What is required: Within this material, how many lines have the string "chart" in them? The answer is a number, with nothing added.
+===+
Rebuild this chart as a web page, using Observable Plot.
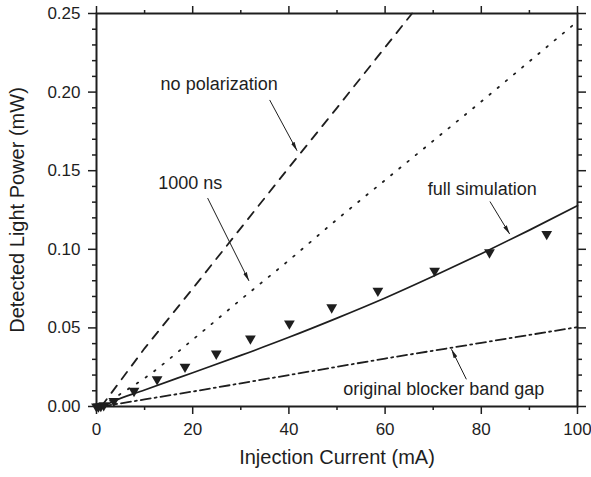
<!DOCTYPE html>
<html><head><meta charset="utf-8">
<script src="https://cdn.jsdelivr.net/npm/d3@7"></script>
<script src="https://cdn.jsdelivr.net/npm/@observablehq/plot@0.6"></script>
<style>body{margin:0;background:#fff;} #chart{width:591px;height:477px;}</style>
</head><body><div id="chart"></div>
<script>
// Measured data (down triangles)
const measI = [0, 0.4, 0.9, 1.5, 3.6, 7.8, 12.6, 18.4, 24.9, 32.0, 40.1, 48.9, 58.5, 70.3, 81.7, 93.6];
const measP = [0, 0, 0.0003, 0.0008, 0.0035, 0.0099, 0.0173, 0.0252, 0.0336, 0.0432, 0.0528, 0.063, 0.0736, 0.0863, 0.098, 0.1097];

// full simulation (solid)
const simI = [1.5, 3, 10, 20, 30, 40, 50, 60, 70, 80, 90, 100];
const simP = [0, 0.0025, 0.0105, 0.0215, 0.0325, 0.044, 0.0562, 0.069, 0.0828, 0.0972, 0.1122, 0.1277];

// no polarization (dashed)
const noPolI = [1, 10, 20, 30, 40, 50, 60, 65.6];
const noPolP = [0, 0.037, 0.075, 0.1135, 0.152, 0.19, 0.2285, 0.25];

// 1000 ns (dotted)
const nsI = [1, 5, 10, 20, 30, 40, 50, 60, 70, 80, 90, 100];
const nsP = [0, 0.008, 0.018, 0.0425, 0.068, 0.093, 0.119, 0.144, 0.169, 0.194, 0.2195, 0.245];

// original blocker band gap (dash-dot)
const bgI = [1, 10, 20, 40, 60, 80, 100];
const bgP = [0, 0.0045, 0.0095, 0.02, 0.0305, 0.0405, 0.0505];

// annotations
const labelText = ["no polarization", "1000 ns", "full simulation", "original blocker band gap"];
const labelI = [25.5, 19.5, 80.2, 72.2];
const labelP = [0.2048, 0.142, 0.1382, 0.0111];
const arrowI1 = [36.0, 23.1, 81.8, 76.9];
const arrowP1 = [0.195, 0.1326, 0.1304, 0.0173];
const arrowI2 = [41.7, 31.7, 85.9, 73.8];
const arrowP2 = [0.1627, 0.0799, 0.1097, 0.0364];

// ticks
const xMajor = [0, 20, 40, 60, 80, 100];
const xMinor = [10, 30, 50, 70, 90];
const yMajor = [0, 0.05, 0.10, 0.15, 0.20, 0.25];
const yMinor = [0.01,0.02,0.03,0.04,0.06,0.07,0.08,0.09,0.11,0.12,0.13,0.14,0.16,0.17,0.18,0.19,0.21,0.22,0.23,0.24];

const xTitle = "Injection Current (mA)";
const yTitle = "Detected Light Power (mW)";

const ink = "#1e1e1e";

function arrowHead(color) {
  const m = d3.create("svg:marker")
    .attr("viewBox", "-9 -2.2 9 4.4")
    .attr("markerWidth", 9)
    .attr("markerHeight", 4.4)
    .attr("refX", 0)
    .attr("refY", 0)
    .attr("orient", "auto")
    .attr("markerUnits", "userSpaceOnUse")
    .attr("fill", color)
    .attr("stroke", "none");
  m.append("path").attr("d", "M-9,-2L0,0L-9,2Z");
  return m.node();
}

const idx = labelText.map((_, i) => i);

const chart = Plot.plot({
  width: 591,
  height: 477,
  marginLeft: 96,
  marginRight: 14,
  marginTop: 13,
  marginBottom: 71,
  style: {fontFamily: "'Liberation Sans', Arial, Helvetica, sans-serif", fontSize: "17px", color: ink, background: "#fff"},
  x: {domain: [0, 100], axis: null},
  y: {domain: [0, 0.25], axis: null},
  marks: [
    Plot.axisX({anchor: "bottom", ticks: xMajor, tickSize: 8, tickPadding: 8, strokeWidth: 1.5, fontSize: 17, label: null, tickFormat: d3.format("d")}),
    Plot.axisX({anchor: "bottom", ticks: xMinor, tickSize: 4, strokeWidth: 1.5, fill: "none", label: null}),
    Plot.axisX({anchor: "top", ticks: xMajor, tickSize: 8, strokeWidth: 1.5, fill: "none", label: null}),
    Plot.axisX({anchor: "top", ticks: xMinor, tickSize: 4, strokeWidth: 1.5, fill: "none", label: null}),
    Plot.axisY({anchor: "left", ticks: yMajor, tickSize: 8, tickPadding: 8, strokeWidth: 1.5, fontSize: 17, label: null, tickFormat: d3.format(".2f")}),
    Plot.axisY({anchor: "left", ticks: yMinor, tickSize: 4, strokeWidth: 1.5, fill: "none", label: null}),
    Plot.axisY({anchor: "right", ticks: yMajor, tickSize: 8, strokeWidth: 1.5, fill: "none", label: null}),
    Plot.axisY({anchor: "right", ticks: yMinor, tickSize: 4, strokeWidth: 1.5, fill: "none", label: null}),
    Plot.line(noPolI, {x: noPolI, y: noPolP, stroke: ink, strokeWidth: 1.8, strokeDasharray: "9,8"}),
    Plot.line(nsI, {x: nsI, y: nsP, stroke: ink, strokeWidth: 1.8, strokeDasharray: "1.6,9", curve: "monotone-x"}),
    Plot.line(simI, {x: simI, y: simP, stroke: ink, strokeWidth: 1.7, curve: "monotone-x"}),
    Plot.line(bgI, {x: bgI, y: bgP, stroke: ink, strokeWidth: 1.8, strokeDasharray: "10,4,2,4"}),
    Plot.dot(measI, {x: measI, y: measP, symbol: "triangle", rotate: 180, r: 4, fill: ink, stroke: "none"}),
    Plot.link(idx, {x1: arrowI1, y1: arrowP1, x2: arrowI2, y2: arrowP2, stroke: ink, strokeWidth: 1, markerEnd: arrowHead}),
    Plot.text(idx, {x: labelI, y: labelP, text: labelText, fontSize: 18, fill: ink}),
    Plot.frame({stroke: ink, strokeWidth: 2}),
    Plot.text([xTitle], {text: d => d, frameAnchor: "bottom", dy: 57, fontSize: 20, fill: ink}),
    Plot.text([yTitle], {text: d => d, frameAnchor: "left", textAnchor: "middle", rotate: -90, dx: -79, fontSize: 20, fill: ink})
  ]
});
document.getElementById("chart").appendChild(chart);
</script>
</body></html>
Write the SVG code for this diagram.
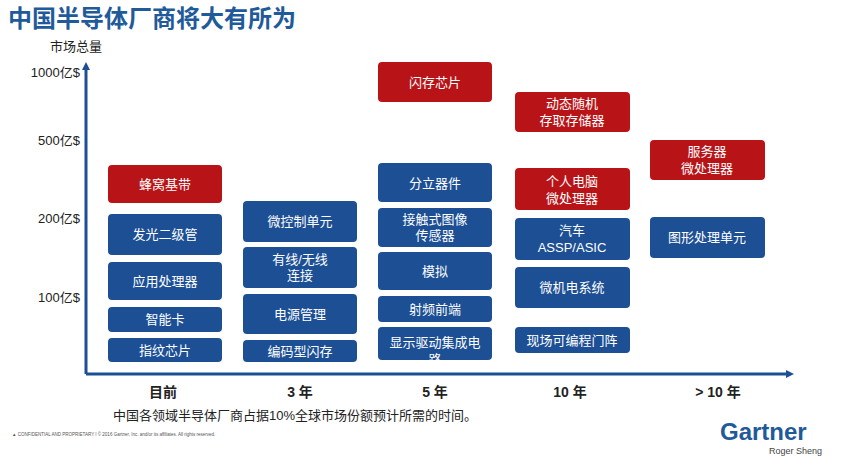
+===+
Result of this exercise: 5